* Exercise details *
Print the records below exactly, starting at the first line and stopping after the line that contains "ax = fig.add_axes([0.0064, 0.0745, 0.9936, 0.8357])". Leave out any pictures.

┌─ Exercise material

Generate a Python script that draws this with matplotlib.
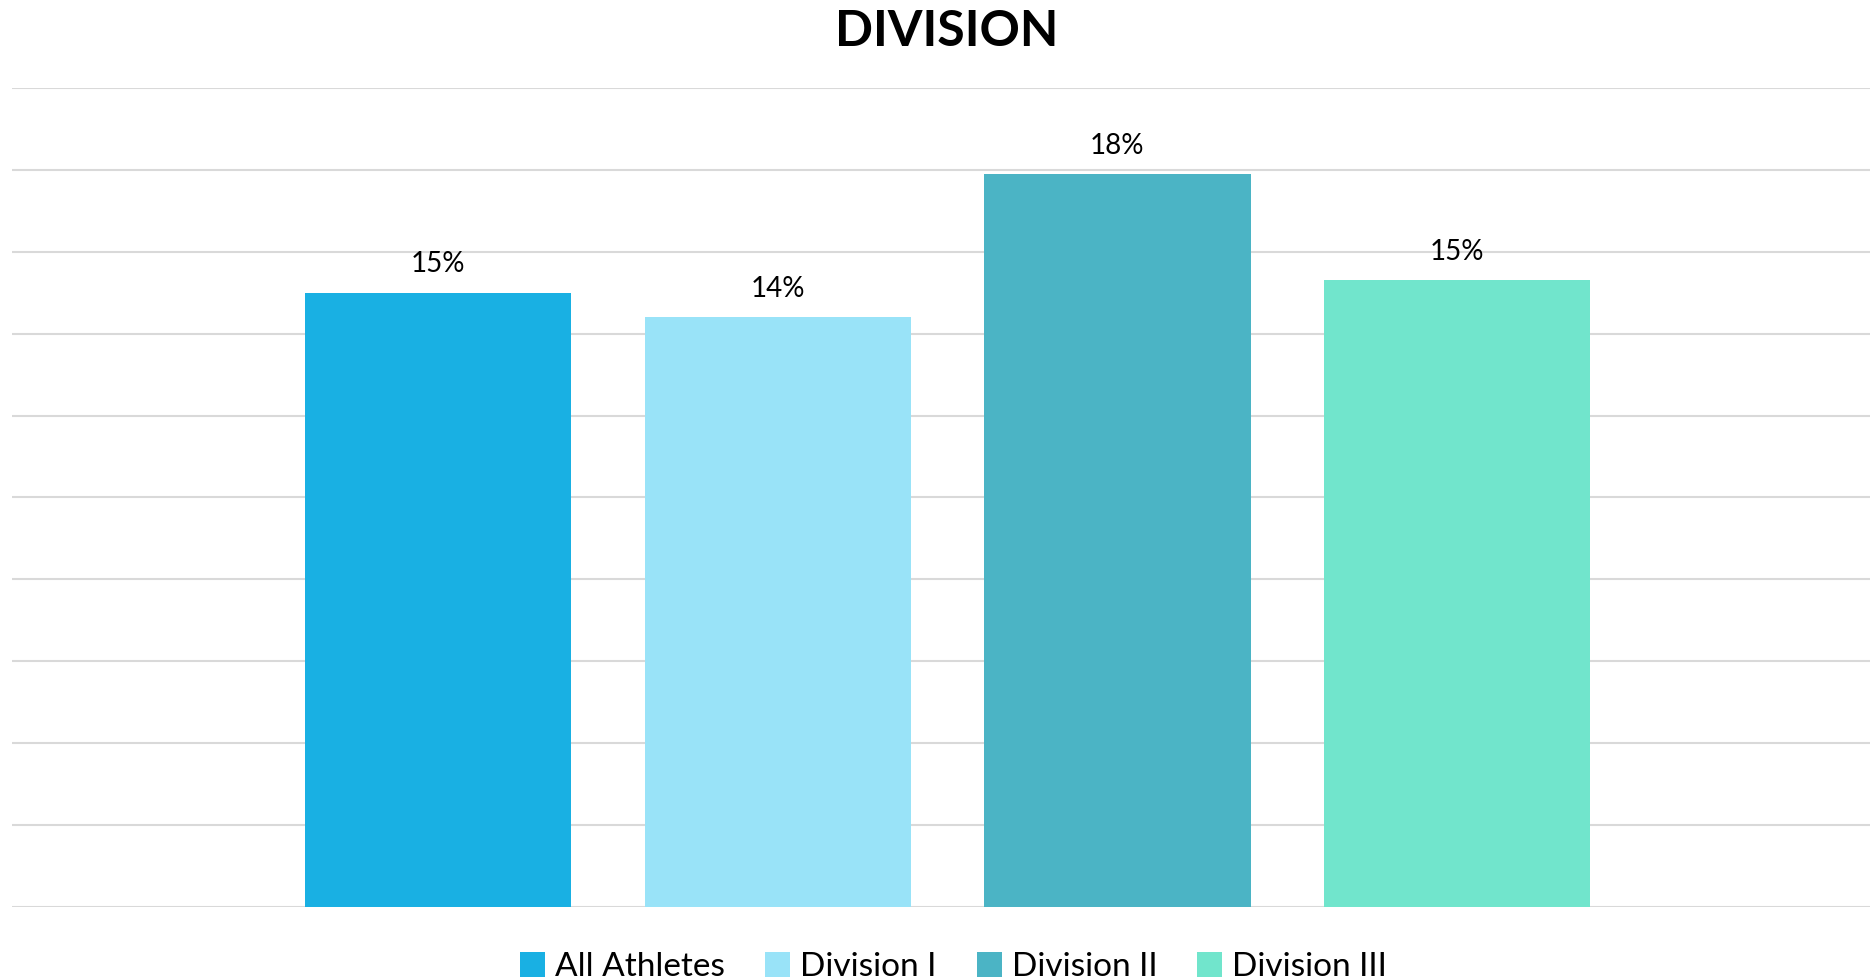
import matplotlib
matplotlib.use("Agg")
import matplotlib.pyplot as plt

plt.rcParams['font.family'] = ['Lato', 'DejaVu Sans']

categories = ["All Athletes", "Division I", "Division II", "Division III"]
values = [15.0, 14.4, 17.9, 15.3]
colors = ["#19B0E3", "#99E3F8", "#4BB4C5", "#71E5CC"]
title = "DIVISION"

fig = plt.figure(figsize=(18.7, 9.8), dpi=100)
ax = fig.add_axes([0.0064, 0.0745, 0.9936, 0.8357])

for i, (c, v, col) in enumerate(zip(categories, values, colors)):
    ax.bar(i, v, width=0.785, color=col, label=c, zorder=3)
    ax.annotate(f"{v:.0f}%", xy=(i, v), xytext=(0, 11), textcoords="offset points",
                ha="center", va="bottom", fontsize=20, color="#000000")

ax.set_xlim(-1.255, 4.216)
ax.set_ylim(0, 20)
ax.set_yticks(range(0, 21, 2))
ax.yaxis.grid(True, color="#D9D9D9", linewidth=1.5, zorder=0)
ax.set_axisbelow(True)
ax.tick_params(left=False, bottom=False, labelleft=False, labelbottom=False)
for s in ax.spines.values():
    s.set_visible(False)

fig.text(0.5064, 0.968, title, ha="center", va="center", fontsize=36, fontweight="bold")

fig.legend(loc="center", bbox_to_anchor=(0.51, 0.013), ncol=4, frameon=False,
           fontsize=24, handlelength=0.75, handleheight=0.75, handletextpad=0.3,
           columnspacing=1.2)

fig.savefig("out.png", dpi=100, facecolor="white")
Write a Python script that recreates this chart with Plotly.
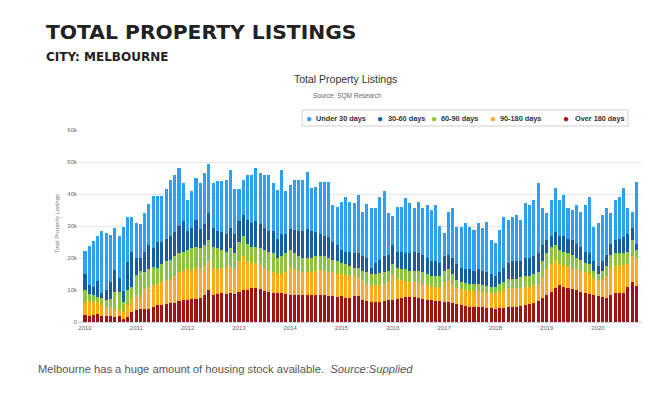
import plotly.graph_objects as go
import pandas as pd

# ---- data (thousands of listings), monthly Jan 2010 - Oct 2020 ----
months = pd.date_range("2010-01-01", periods=130, freq="MS")
years = [str(y) for y in range(2010, 2021)]

under_30 = [
    7.2, 12.3, 14.3, 14.2, 19.1, 18.0, 14.7, 13.1, 13.4, 20.2, 14.1, 10.9,
    11.1, 10.6, 12.1, 13.0, 16.5, 14.5, 14.5, 15.5, 17.5, 18.0, 18.0, 12.0,
    9.5, 11.5, 13.0, 14.5, 16.0, 15.5, 14.0, 15.5, 16.0, 17.0, 18.0, 14.0,
    10.0, 10.9, 14.0, 15.0, 16.5, 16.0, 16.5, 17.5, 14.9, 15.3, 20.0, 13.3,
    13.8, 15.7, 15.9, 15.9, 18.0, 13.3, 14.3, 16.4, 16.9, 17.4, 11.6, 12.0,
    15.0, 17.0, 15.6, 15.6, 18.2, 14.0, 16.8, 18.5, 17.0, 19.7, 20.3, 13.0,
    9.0, 14.0, 14.0, 17.4, 15.6, 13.5, 16.1, 14.5, 16.6, 16.0, 17.6, 11.5,
    7.2, 13.5, 15.5, 11.8, 12.8, 14.3, 13.3, 12.7, 14.3, 13.3, 15.8, 10.6,
    10.1, 13.2, 15.9, 13.4, 13.9, 14.4, 12.9, 17.1, 16.6, 17.6, 21.8, 11.5,
    8.5, 11.1, 13.8, 11.1, 12.7, 9.5, 9.5, 12.0, 11.0, 14.5, 17.7, 10.8,
    13.3, 14.4, 14.5, 9.5, 12.6, 13.2, 15.3, 8.0, 5.0, 19.4,
]
d30_60 = [
    4.9, 2.6, 2.6, 4.9, 1.7, 3.1, 5.2, 6.7, 4.2, 3.3, 8.9, 10.9,
    5.3, 3.9, 6.2, 7.3, 5.8, 8.0, 7.0, 7.0, 7.5, 7.5, 8.5, 9.5,
    6.0, 6.5, 8.5, 6.0, 6.5, 8.5, 6.0, 5.5, 5.5, 5.5, 6.5, 6.0,
    6.5, 6.5, 7.5, 7.5, 8.0, 7.5, 7.0, 6.5, 7.0, 6.0, 7.0, 6.0,
    6.5, 7.2, 8.0, 8.5, 9.0, 8.5, 7.5, 7.0, 6.5, 6.5, 5.5, 5.0,
    4.0, 4.0, 4.5, 4.5, 4.5, 4.5, 4.5, 2.0, 3.5, 4.3, 5.0, 5.0,
    6.0, 5.0, 5.5, 5.0, 5.5, 6.0, 5.5, 5.5, 5.0, 4.5, 4.5, 4.0,
    4.5, 4.5, 5.0, 5.0, 4.5, 4.3, 4.5, 4.0, 4.5, 4.5, 4.3, 4.0,
    3.5, 3.5, 4.5, 5.0, 5.5, 5.5, 5.0, 5.5, 5.5, 5.5, 6.0, 5.0,
    4.0, 3.5, 4.0, 4.5, 5.0, 4.5, 4.5, 4.5, 4.0, 3.5, 3.5, 3.0,
    2.5, 3.0, 3.5, 3.5, 4.0, 4.5, 5.0, 5.5, 4.0, 2.0,
]
d60_90 = [
    3.8, 2.4, 2.1, 1.7, 2.3, 2.1, 2.6, 5.3, 5.2, 3.2, 4.2, 3.7,
    6.2, 8.2, 5.3, 5.7, 5.7, 5.0, 5.5, 6.0, 6.0, 6.0, 6.0, 6.0,
    6.0, 7.0, 6.5, 6.5, 6.5, 6.5, 6.5, 6.5, 5.5, 5.2, 5.7, 5.0,
    6.0, 6.5, 5.5, 5.0, 5.0, 5.0, 5.5, 6.0, 6.0, 5.0, 5.5, 6.0,
    5.7, 5.0, 4.5, 4.5, 4.5, 4.5, 4.5, 4.3, 4.5, 4.5, 4.0, 4.0,
    3.5, 3.2, 3.0, 2.5, 3.0, 3.0, 3.5, 3.5, 3.5, 3.7, 3.5, 3.5,
    3.0, 3.5, 3.5, 4.0, 3.5, 3.5, 3.7, 3.5, 3.5, 3.5, 3.5, 3.5,
    3.5, 3.7, 3.0, 2.5, 2.5, 2.2, 2.2, 2.2, 2.2, 2.0, 2.0, 2.0,
    2.2, 2.5, 2.5, 3.0, 3.0, 3.0, 3.5, 3.5, 3.5, 3.5, 3.5, 5.0,
    5.0, 5.5, 4.5, 4.5, 4.5, 4.0, 4.0, 3.5, 3.5, 3.0, 3.0, 2.5,
    2.0, 2.5, 3.0, 4.0, 4.0, 4.0, 3.7, 4.0, 5.0, 2.6,
]
d90_180 = [
    4.0, 4.6, 4.2, 3.6, 3.3, 2.9, 2.9, 2.5, 2.4, 2.3, 4.1, 4.2,
    4.7, 3.8, 6.2, 6.8, 6.8, 6.8, 7.2, 7.5, 7.7, 8.5, 9.0, 9.2,
    9.5, 8.8, 9.7, 9.0, 9.0, 9.0, 8.5, 7.7, 8.0, 8.0, 8.3, 7.7,
    9.5, 10.5, 9.0, 8.0, 8.0, 7.7, 7.2, 6.5, 6.3, 6.0, 6.0, 6.7,
    8.3, 8.1, 7.6, 7.1, 7.1, 7.1, 7.6, 7.8, 7.7, 7.3, 7.5, 7.2,
    7.0, 7.3, 7.0, 6.5, 6.0, 6.0, 5.5, 5.2, 5.2, 5.2, 5.5, 5.7,
    8.0, 6.3, 5.5, 4.7, 4.7, 4.7, 4.8, 4.7, 4.5, 4.2, 4.3, 4.5,
    6.2, 6.6, 6.0, 5.0, 4.8, 5.0, 5.0, 5.1, 5.1, 4.9, 4.7, 4.7,
    4.6, 5.2, 5.5, 5.9, 5.8, 5.7, 5.5, 5.8, 5.5, 5.7, 5.5, 6.5,
    8.0, 8.5, 9.0, 6.5, 6.5, 7.0, 6.7, 6.5, 6.5, 6.3, 6.2, 5.2,
    5.0, 5.7, 7.0, 8.5, 8.5, 8.5, 8.6, 7.0, 8.0, 8.6,
]
over_180 = [
    2.3, 1.9, 2.1, 2.5, 1.9, 1.8, 1.8, 1.7, 1.8, 0.8, 1.6, 3.1,
    3.7, 4.0, 4.2, 4.2, 4.7, 5.2, 5.3, 5.5, 5.8, 6.0, 6.5, 6.8,
    7.0, 7.2, 7.3, 7.5, 8.5, 10.0, 8.5, 8.8, 9.0, 8.8, 9.0, 8.8,
    9.5, 10.0, 10.0, 10.5, 10.5, 10.3, 9.8, 9.5, 9.2, 9.0, 9.0, 8.8,
    8.5, 8.4, 8.4, 8.4, 8.4, 8.4, 8.4, 8.4, 8.3, 8.2, 8.0, 7.8,
    8.0, 7.5, 7.5, 8.0, 8.0, 7.0, 6.5, 6.3, 6.3, 6.3, 6.5, 6.8,
    7.0, 7.2, 7.5, 7.8, 7.8, 7.8, 7.5, 7.3, 7.0, 6.8, 6.7, 6.5,
    6.3, 6.2, 6.0, 5.5, 5.2, 5.0, 4.8, 4.7, 4.7, 4.6, 4.5, 4.3,
    4.2, 4.3, 4.5, 4.6, 4.7, 4.8, 5.0, 5.2, 5.5, 5.8, 6.5, 7.5,
    8.5, 9.5, 10.5, 11.5, 11.0, 10.5, 10.3, 10.0, 9.5, 9.2, 8.8, 8.3,
    8.0, 7.8, 7.5, 8.5, 9.0, 9.0, 9.2, 11.0, 12.5, 11.3,
]

y_ticks = [0, 10, 20, 30, 40, 50, 60]
y_tick_text = ["0", "10k", "20k", "30k", "40k", "50k", "60k"]

series = [
    ("Under 30 days", under_30, "#2e9ff2"),
    ("30-60 days", d30_60, "#175d9f"),
    ("60-90 days", d60_90, "#8cc43f"),
    ("90-180 days", d90_180, "#ffab20"),
    ("Over 180 days", over_180, "#a11212"),
]

# ---- layout geometry (page pixels; the page body adds an 8px offset) ----
OFF = 8
W, H = 650, 395
L, R, T, B = 78, 642, 130, 322          # plot area in page pixels
PW, PH = R - L, B - T


def px(x):
    return (x - L) / PW


def py(y):
    return (B - y) / PH


fig = go.Figure()
for name, vals, color in reversed(series):
    fig.add_trace(go.Bar(
        x=months, y=vals, name=name,
        marker=dict(color=color, line=dict(width=0)),
        showlegend=False,
    ))

annotations = [
    dict(text="<b>TOTAL PROPERTY LISTINGS</b>", x=px(44), y=py(32),
         xanchor="left", yanchor="middle",
         font=dict(family="DejaVu Sans", size=20.3, color="#222222")),
    dict(text="<b>CITY: MELBOURNE</b>", x=px(44), y=py(57),
         xanchor="left", yanchor="middle",
         font=dict(family="DejaVu Sans", size=12, color="#222222")),
    dict(text="Total Property Listings", x=px(345), y=py(79),
         xanchor="center", yanchor="middle",
         font=dict(family="Liberation Sans", size=10.5, color="#333333")),
    dict(text="Source: SQM Research", x=px(347), y=py(96),
         xanchor="center", yanchor="middle",
         font=dict(family="Liberation Sans", size=6.5, color="#666666")),
    dict(text="Total Property Listings", x=px(57), y=py(224), textangle=-90,
         xanchor="center", yanchor="middle",
         font=dict(family="Liberation Sans", size=6, color="#777777")),
    dict(text="Melbourne has a huge amount of housing stock available.&nbsp; <i>Source:Supplied</i>",
         x=px(36), y=py(369), xanchor="left", yanchor="middle",
         font=dict(family="Liberation Sans", size=11.2, color="#555555")),
]

legend_dot_x = [309, 380, 434, 493, 566]
legend_text_x = [314, 386, 439, 498, 573]
legend_y = 118
for (name, vals, color), dx, tx in zip(series, legend_dot_x, legend_text_x):
    annotations.append(dict(text="●", x=px(dx), y=py(legend_y), xanchor="center",
                            yanchor="middle", font=dict(size=10, color=color)))
    annotations.append(dict(text="<b>" + name + "</b>", x=px(tx), y=py(legend_y),
                            xanchor="left", yanchor="middle",
                            font=dict(family="Liberation Sans", size=7.3, color="#333333")))
for a in annotations:
    a.update(xref="paper", yref="paper", showarrow=False)

shapes = [dict(type="rect", xref="paper", yref="paper",
               x0=px(302), x1=px(628), y0=py(110), y1=py(126),
               line=dict(color="#d0d0d0", width=1), fillcolor="rgba(0,0,0,0)")]

fig.update_layout(
    barmode="stack", bargap=0.22,
    width=W, height=H,
    margin=dict(l=L - OFF, r=W - (R - OFF), t=T - OFF, b=H - (B - OFF)),
    paper_bgcolor="white", plot_bgcolor="white",
    font=dict(family="Liberation Sans", color="#666666"),
    annotations=annotations, shapes=shapes,
    showlegend=False,
    xaxis=dict(type="date", range=["2009-11-12", "2020-11-09"],
               tickvals=[y + "-01-01" for y in years], ticktext=years,
               showgrid=False, showline=True, linecolor="#ccd6eb", linewidth=1,
               ticks="", tickfont=dict(size=6, color="#666666")),
    yaxis=dict(range=[0, 60], tickvals=y_ticks, ticktext=y_tick_text,
               showgrid=True, gridcolor="#e6e6e6", gridwidth=1, zeroline=False,
               ticks="", tickfont=dict(size=6, color="#666666")),
)

fig.write_html("out.html")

└─

* Expected answer *
Generate a Python script that draws this with matplotlib.
import matplotlib
matplotlib.use("Agg")
import matplotlib.pyplot as plt

plt.rcParams['font.family'] = ['Lato', 'DejaVu Sans']

categories = ["All Athletes", "Division I", "Division II", "Division III"]
values = [15.0, 14.4, 17.9, 15.3]
colors = ["#19B0E3", "#99E3F8", "#4BB4C5", "#71E5CC"]
title = "DIVISION"

fig = plt.figure(figsize=(18.7, 9.8), dpi=100)
ax = fig.add_axes([0.0064, 0.0745, 0.9936, 0.8357])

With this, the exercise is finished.